### [What you will do]
Where does the string "this" appear? Copy every line of the entries below that holds it.

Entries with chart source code
## Start

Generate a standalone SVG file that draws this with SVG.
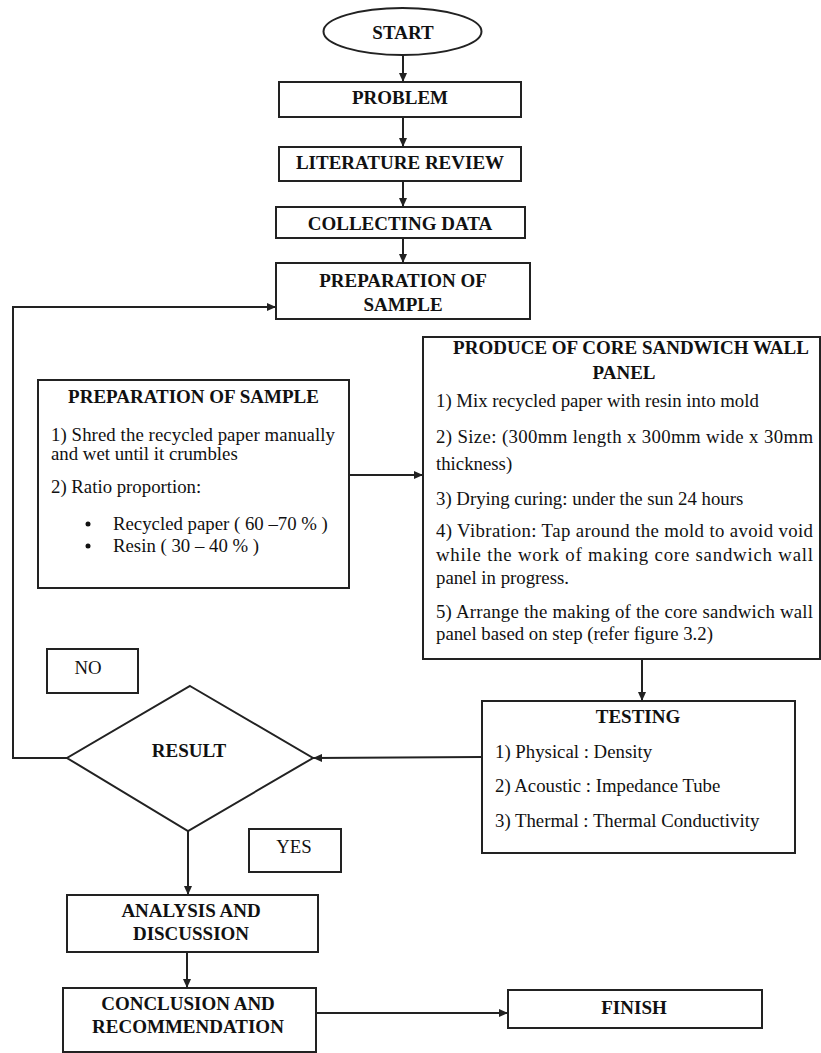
<svg xmlns="http://www.w3.org/2000/svg" width="821" height="1053" viewBox="0 0 821 1053">
<style>
.box{fill:#fff;stroke:#222;stroke-width:2}
.ln{fill:none;stroke:#222;stroke-width:2}
.h{font-family:"Liberation Serif","Times New Roman",serif;font-weight:bold;font-size:19px;fill:#111;text-anchor:middle}
.t{font-family:"Liberation Serif","Times New Roman",serif;font-size:18.8px;fill:#111}
</style>
<defs>
<marker id="ah" markerUnits="userSpaceOnUse" markerWidth="9" markerHeight="8" refX="9" refY="4" orient="auto">
<path d="M0,0 L9,4 L0,8 z" fill="#222"/>
</marker>
</defs>
<rect width="821" height="1053" fill="#fff"/>
<g id="connectors">
<line class="ln" x1="403" y1="55" x2="403" y2="82" marker-end="url(#ah)"/>
<line class="ln" x1="403" y1="117" x2="403" y2="147" marker-end="url(#ah)"/>
<line class="ln" x1="403" y1="181" x2="403" y2="207" marker-end="url(#ah)"/>
<line class="ln" x1="403" y1="238" x2="403" y2="263" marker-end="url(#ah)"/>
<polyline class="ln" points="67,758 13,758 13,307 276,307" marker-end="url(#ah)"/>
<line class="ln" x1="349" y1="475" x2="423" y2="475" marker-end="url(#ah)"/>
<line class="ln" x1="642" y1="659" x2="642" y2="701" marker-end="url(#ah)"/>
<line class="ln" x1="482" y1="757" x2="313" y2="758" marker-end="url(#ah)"/>
<line class="ln" x1="188" y1="831" x2="188" y2="895" marker-end="url(#ah)"/>
<line class="ln" x1="187" y1="952" x2="187" y2="988" marker-end="url(#ah)"/>
<line class="ln" x1="316" y1="1013" x2="508" y2="1013" marker-end="url(#ah)"/>
</g>
<g id="start">
<ellipse class="box" cx="402.5" cy="31.5" rx="79" ry="23.5"/>
<text class="h" x="403" y="39">START</text>
</g>
<g id="problem">
<rect class="box" x="279" y="82" width="242" height="35"/>
<text class="h" x="400" y="104">PROBLEM</text>
</g>
<g id="literature">
<rect class="box" x="279" y="147" width="242" height="34"/>
<text class="h" x="400" y="169">LITERATURE REVIEW</text>
</g>
<g id="collecting">
<rect class="box" x="276" y="207" width="249" height="31"/>
<text class="h" x="400" y="230">COLLECTING DATA</text>
</g>
<g id="prep-main">
<rect class="box" x="276" y="263" width="254" height="56"/>
<text class="h" x="403" y="287">PREPARATION OF</text>
<text class="h" x="403" y="311">SAMPLE</text>
</g>
<g id="prep-detail">
<rect class="box" x="38" y="380" width="311" height="208"/>
<text class="h" x="193.5" y="403">PREPARATION OF SAMPLE</text>
<text class="t" x="51" y="441" textLength="284" lengthAdjust="spacing">1) Shred the recycled paper manually</text>
<text class="t" x="51" y="460">and wet until it crumbles</text>
<text class="t" x="51" y="493">2) Ratio proportion:</text>
<circle cx="88" cy="524" r="2.5" fill="#111"/>
<text class="t" x="113" y="530">Recycled paper ( 60 –70 % )</text>
<circle cx="88" cy="546" r="2.5" fill="#111"/>
<text class="t" x="113" y="552">Resin ( 30 – 40 % )</text>
</g>
<g id="produce">
<rect class="box" x="423" y="337" width="397" height="322"/>
<text class="h" x="631" y="354">PRODUCE OF CORE SANDWICH WALL</text>
<text class="h" x="624" y="379">PANEL</text>
<text class="t" x="436" y="407">1) Mix recycled paper with resin into mold</text>
<text class="t" x="436" y="443" textLength="377" lengthAdjust="spacing">2) Size: (300mm length x 300mm wide x 30mm</text>
<text class="t" x="436" y="470">thickness)</text>
<text class="t" x="436" y="505">3) Drying curing: under the sun 24 hours</text>
<text class="t" x="436" y="537" textLength="377" lengthAdjust="spacing">4) Vibration: Tap around the mold to avoid void</text>
<text class="t" x="436" y="561" textLength="377" lengthAdjust="spacing">while the work of making core sandwich wall</text>
<text class="t" x="436" y="584">panel in progress.</text>
<text class="t" x="436" y="618" textLength="377" lengthAdjust="spacing">5) Arrange the making of the core sandwich wall</text>
<text class="t" x="436" y="640">panel based on step (refer figure 3.2)</text>
</g>
<g id="testing">
<rect class="box" x="482" y="701" width="313" height="152"/>
<text class="h" x="638" y="723">TESTING</text>
<text class="t" x="495" y="758">1) Physical : Density</text>
<text class="t" x="495" y="792">2) Acoustic : Impedance Tube</text>
<text class="t" x="495" y="827">3) Thermal : Thermal Conductivity</text>
</g>
<g id="result">
<polygon class="box" points="190,686 313,758 188,831 67,758"/>
<text class="h" x="189" y="757">RESULT</text>
</g>
<g id="no-label">
<rect class="box" x="47" y="649" width="91" height="44"/>
<text class="t" x="88" y="674" text-anchor="middle">NO</text>
</g>
<g id="yes-label">
<rect class="box" x="249" y="829" width="92" height="43"/>
<text class="t" x="294" y="853" text-anchor="middle">YES</text>
</g>
<g id="analysis">
<rect class="box" x="67" y="895" width="251" height="57"/>
<text class="h" x="191" y="917">ANALYSIS AND</text>
<text class="h" x="191" y="940">DISCUSSION</text>
</g>
<g id="conclusion">
<rect class="box" x="63" y="988" width="253" height="64"/>
<text class="h" x="188" y="1010">CONCLUSION AND</text>
<text class="h" x="188" y="1033">RECOMMENDATION</text>
</g>
<g id="finish">
<rect class="box" x="508" y="990" width="254" height="38"/>
<text class="h" x="634" y="1014">FINISH</text>
</g>
</svg>
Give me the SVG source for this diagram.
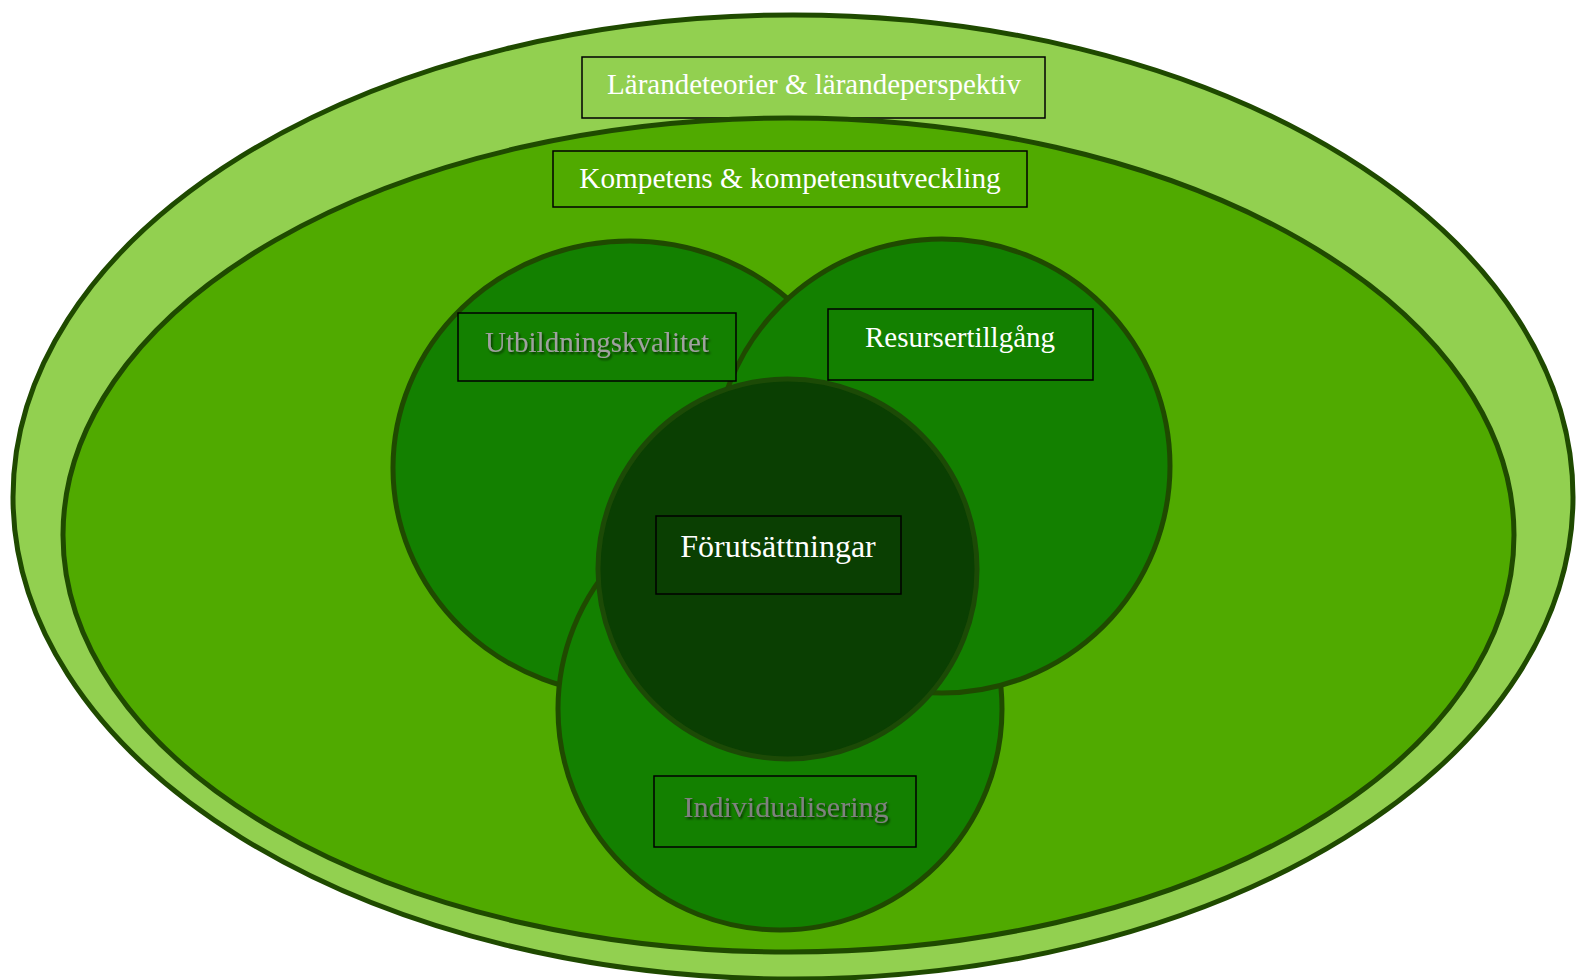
<svg xmlns="http://www.w3.org/2000/svg" width="1576" height="980" viewBox="0 0 1576 980">
  <defs>
    <filter id="shadow" x="-10%" y="-30%" width="120%" height="160%">
      <feDropShadow dx="1.5" dy="2" stdDeviation="1.2" flood-color="#000" flood-opacity="0.6"/>
    </filter>
  </defs>
  <style>
    .ring { stroke: #1f4a00; stroke-width: 5; }
    .outer { fill: #92d050; }
    .inner { fill: #50aa00; }
    .area { fill: #138000; }
    .core { fill: #0a3f02; stroke: #1c4a06; stroke-width: 5; }
    .box { stroke: #000; stroke-width: 1.5; }
    .lbl { font-family: "Liberation Serif", "Times New Roman", serif; text-anchor: middle; fill: #ffffff; }
    .muted { fill: #a0a0a0; filter: url(#shadow); }
    .dim { fill: #808080; filter: url(#shadow); }
  </style>

  <!-- outer frame: learning theories -->
  <g id="larandeteorier">
    <ellipse class="ring outer" cx="793" cy="497" rx="780" ry="482"/>
    <rect class="box" x="582" y="57" width="463" height="61" fill="#92d050"/>
    <text class="lbl" x="814" y="94" font-size="29">Lärandeteorier &amp; lärandeperspektiv</text>
  </g>

  <!-- competence layer -->
  <g id="kompetens">
    <ellipse class="ring inner" cx="788.5" cy="535" rx="725.5" ry="417"/>
    <rect class="box" x="553" y="151" width="474" height="56" fill="#50aa00"/>
    <text class="lbl" x="790" y="188" font-size="29.3">Kompetens &amp; kompetensutveckling</text>
  </g>

  <!-- three overlapping areas -->
  <g id="utbildningskvalitet">
    <ellipse class="ring area" cx="630" cy="468" rx="237" ry="227"/>
  </g>
  <g id="individualisering">
    <ellipse class="ring area" cx="780" cy="709" rx="222" ry="221"/>
  </g>
  <g id="resursertillgang">
    <ellipse class="ring area" cx="942" cy="466" rx="228" ry="227"/>
  </g>

  <!-- core -->
  <g id="forutsattningar">
    <ellipse class="core" cx="787.5" cy="569" rx="189.5" ry="190"/>
    <rect class="box" x="656" y="516" width="245" height="78" fill="#0a3f02"/>
    <text class="lbl" x="778" y="557" font-size="32">Förutsättningar</text>
  </g>

  <!-- area labels -->
  <g id="utbildningskvalitet-label">
    <rect class="box" x="458" y="313" width="278" height="68" fill="#138000"/>
    <text class="lbl muted" x="597" y="352" font-size="29">Utbildningskvalitet</text>
  </g>
  <g id="resursertillgang-label">
    <rect class="box" x="828" y="309" width="265" height="71" fill="#138000"/>
    <text class="lbl" x="960" y="347" font-size="29">Resursertillgång</text>
  </g>
  <g id="individualisering-label">
    <rect class="box" x="654" y="776" width="262" height="71" fill="#138000"/>
    <text class="lbl dim" x="786" y="817" font-size="30">Individualisering</text>
  </g>

  <g id="connectors"/>
</svg>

## End

### [Response]
Generate a standalone SVG file that draws this with SVG.
Give me the SVG source for this diagram.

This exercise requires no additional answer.